WHAT THIS TASK INVOLVES
Reproduce all the material exactly, minus any pictures it holds.

---------- DATA SECTION

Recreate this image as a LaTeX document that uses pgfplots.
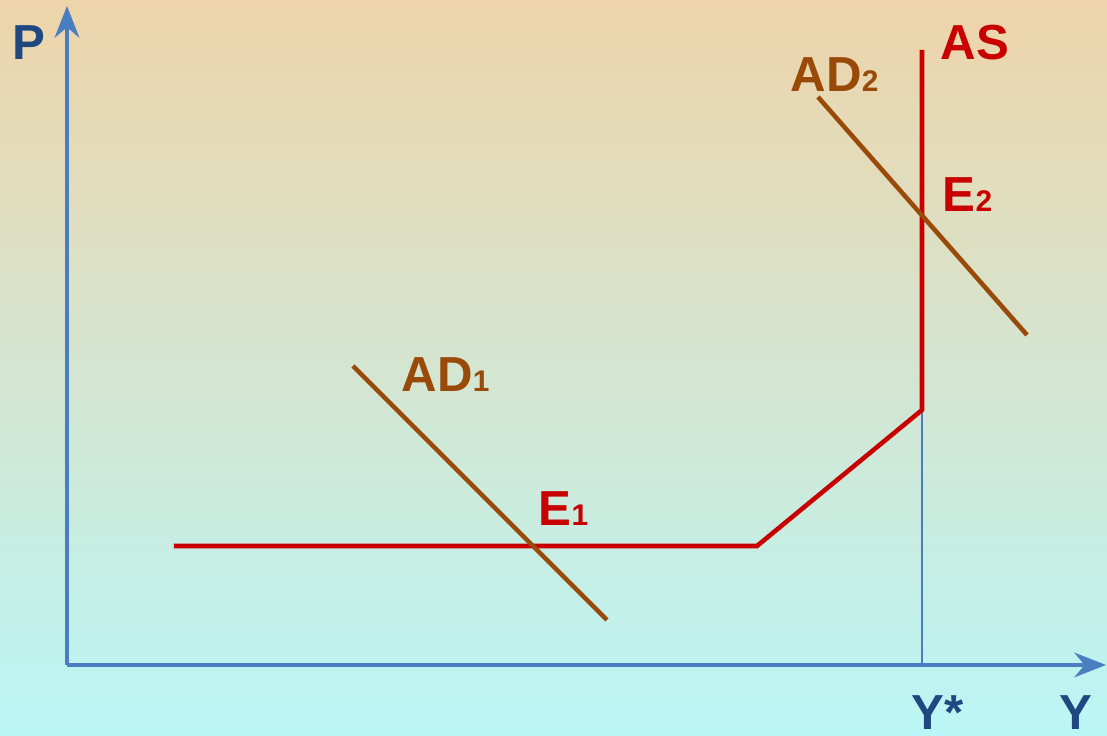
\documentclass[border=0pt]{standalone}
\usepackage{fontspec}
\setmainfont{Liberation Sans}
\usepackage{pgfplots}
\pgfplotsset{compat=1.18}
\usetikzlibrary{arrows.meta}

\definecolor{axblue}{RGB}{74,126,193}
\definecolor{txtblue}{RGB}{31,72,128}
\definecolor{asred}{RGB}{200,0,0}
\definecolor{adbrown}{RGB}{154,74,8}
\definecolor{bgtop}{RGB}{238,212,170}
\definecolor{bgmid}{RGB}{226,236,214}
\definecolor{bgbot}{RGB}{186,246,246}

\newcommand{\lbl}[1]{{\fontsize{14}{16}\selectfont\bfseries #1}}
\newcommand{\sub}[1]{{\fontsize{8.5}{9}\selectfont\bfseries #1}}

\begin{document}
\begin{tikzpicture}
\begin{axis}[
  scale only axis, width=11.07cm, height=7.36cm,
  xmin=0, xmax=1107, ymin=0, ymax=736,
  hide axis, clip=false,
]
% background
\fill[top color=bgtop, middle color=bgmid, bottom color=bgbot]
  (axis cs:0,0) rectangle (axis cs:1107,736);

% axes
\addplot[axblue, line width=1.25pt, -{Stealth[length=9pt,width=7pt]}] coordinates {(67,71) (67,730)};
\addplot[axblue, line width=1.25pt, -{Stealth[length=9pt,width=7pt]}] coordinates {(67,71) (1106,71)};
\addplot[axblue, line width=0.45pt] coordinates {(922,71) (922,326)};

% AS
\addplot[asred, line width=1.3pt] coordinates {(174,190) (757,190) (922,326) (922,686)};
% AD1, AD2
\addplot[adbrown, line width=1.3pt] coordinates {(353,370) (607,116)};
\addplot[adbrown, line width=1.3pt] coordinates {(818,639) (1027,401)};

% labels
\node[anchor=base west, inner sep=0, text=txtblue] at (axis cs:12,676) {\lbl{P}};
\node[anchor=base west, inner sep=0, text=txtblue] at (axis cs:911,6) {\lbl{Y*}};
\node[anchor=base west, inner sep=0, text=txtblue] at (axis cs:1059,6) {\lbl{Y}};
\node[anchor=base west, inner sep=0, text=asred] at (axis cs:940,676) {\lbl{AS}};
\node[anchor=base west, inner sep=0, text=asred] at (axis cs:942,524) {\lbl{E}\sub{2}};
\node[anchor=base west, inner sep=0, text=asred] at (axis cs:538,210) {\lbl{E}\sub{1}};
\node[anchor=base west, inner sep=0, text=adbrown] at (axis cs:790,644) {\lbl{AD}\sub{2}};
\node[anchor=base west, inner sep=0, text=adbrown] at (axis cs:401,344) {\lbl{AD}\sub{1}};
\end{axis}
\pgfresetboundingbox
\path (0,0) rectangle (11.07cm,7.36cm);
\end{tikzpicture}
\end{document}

--------------------

CORRECT ANSWER
Recreate this image as a LaTeX document that uses pgfplots.
\documentclass[border=0pt]{standalone}
\usepackage{fontspec}
\setmainfont{Liberation Sans}
\usepackage{pgfplots}
\pgfplotsset{compat=1.18}
\usetikzlibrary{arrows.meta}

\definecolor{axblue}{RGB}{74,126,193}
\definecolor{txtblue}{RGB}{31,72,128}
\definecolor{asred}{RGB}{200,0,0}
\definecolor{adbrown}{RGB}{154,74,8}
\definecolor{bgtop}{RGB}{238,212,170}
\definecolor{bgmid}{RGB}{226,236,214}
\definecolor{bgbot}{RGB}{186,246,246}

\newcommand{\lbl}[1]{{\fontsize{14}{16}\selectfont\bfseries #1}}
\newcommand{\sub}[1]{{\fontsize{8.5}{9}\selectfont\bfseries #1}}

\begin{document}
\begin{tikzpicture}
\begin{axis}[
  scale only axis, width=11.07cm, height=7.36cm,
  xmin=0, xmax=1107, ymin=0, ymax=736,
  hide axis, clip=false,
]
% background
\fill[top color=bgtop, middle color=bgmid, bottom color=bgbot]
  (axis cs:0,0) rectangle (axis cs:1107,736);

% axes
\addplot[axblue, line width=1.25pt, -{Stealth[length=9pt,width=7pt]}] coordinates {(67,71) (67,730)};
\addplot[axblue, line width=1.25pt, -{Stealth[length=9pt,width=7pt]}] coordinates {(67,71) (1106,71)};
\addplot[axblue, line width=0.45pt] coordinates {(922,71) (922,326)};

% AS
\addplot[asred, line width=1.3pt] coordinates {(174,190) (757,190) (922,326) (922,686)};
% AD1, AD2
\addplot[adbrown, line width=1.3pt] coordinates {(353,370) (607,116)};
\addplot[adbrown, line width=1.3pt] coordinates {(818,639) (1027,401)};

% labels
\node[anchor=base west, inner sep=0, text=txtblue] at (axis cs:12,676) {\lbl{P}};
\node[anchor=base west, inner sep=0, text=txtblue] at (axis cs:911,6) {\lbl{Y*}};
\node[anchor=base west, inner sep=0, text=txtblue] at (axis cs:1059,6) {\lbl{Y}};
\node[anchor=base west, inner sep=0, text=asred] at (axis cs:940,676) {\lbl{AS}};
\node[anchor=base west, inner sep=0, text=asred] at (axis cs:942,524) {\lbl{E}\sub{2}};
\node[anchor=base west, inner sep=0, text=asred] at (axis cs:538,210) {\lbl{E}\sub{1}};
\node[anchor=base west, inner sep=0, text=adbrown] at (axis cs:790,644) {\lbl{AD}\sub{2}};
\node[anchor=base west, inner sep=0, text=adbrown] at (axis cs:401,344) {\lbl{AD}\sub{1}};
\end{axis}
\pgfresetboundingbox
\path (0,0) rectangle (11.07cm,7.36cm);
\end{tikzpicture}
\end{document}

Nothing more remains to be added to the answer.